Not going to make teal season this year, so I got 48 of them for sale.  Will make a deal if you take all of them.


----------



## MudDucker (Jun 27, 2013)

Lot of misinformation here.  I get mine every year.  You have to participate in the fed's migratory bird census each year to qualify for teal tags for the next season.  Got my letter 2 weeks approving me for 2013-2014 tags after submitting my census form and the 6 bird wings they requested.  Final rules are not out, but I understand this year, without tags, you can kill 2 teal a day on Mondays, Wednesdays and Sundays, but with tags, the limit may be as high as 6.


----------



## Anonymoushaha12 (Jun 27, 2013)

Y'all should go down to chamblee right inside of i285 and get y'all's teal tags.
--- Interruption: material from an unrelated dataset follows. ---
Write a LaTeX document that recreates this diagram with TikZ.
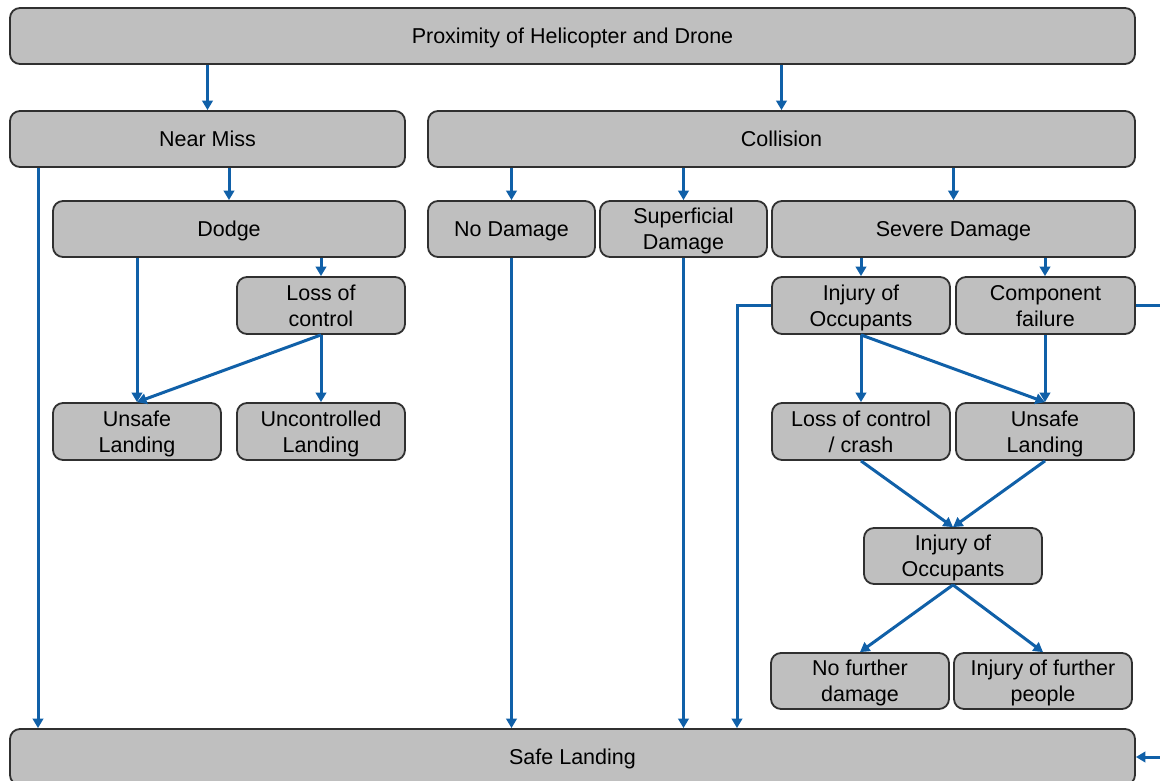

That's where all the amigos go to get their social security cards and GA drivers lic.


----------



## Nicodemus (Jun 27, 2013)

George Moreland`s Commissary, crossroads at HWY 32 and Philema Road.


----------



## chashlls150 (Jun 27, 2013)

Last year Drake ran a deal where you got 2 free teal tags per every $500 you spent. Guess that's where all the topwaters got their tags.


----------



## DuckGodLiaison (Jul 17, 2013)

I never even worry about applying anymore..............There's always nagging scalpers sitting at the boat ramp trying to sell extras last second for the low!


----------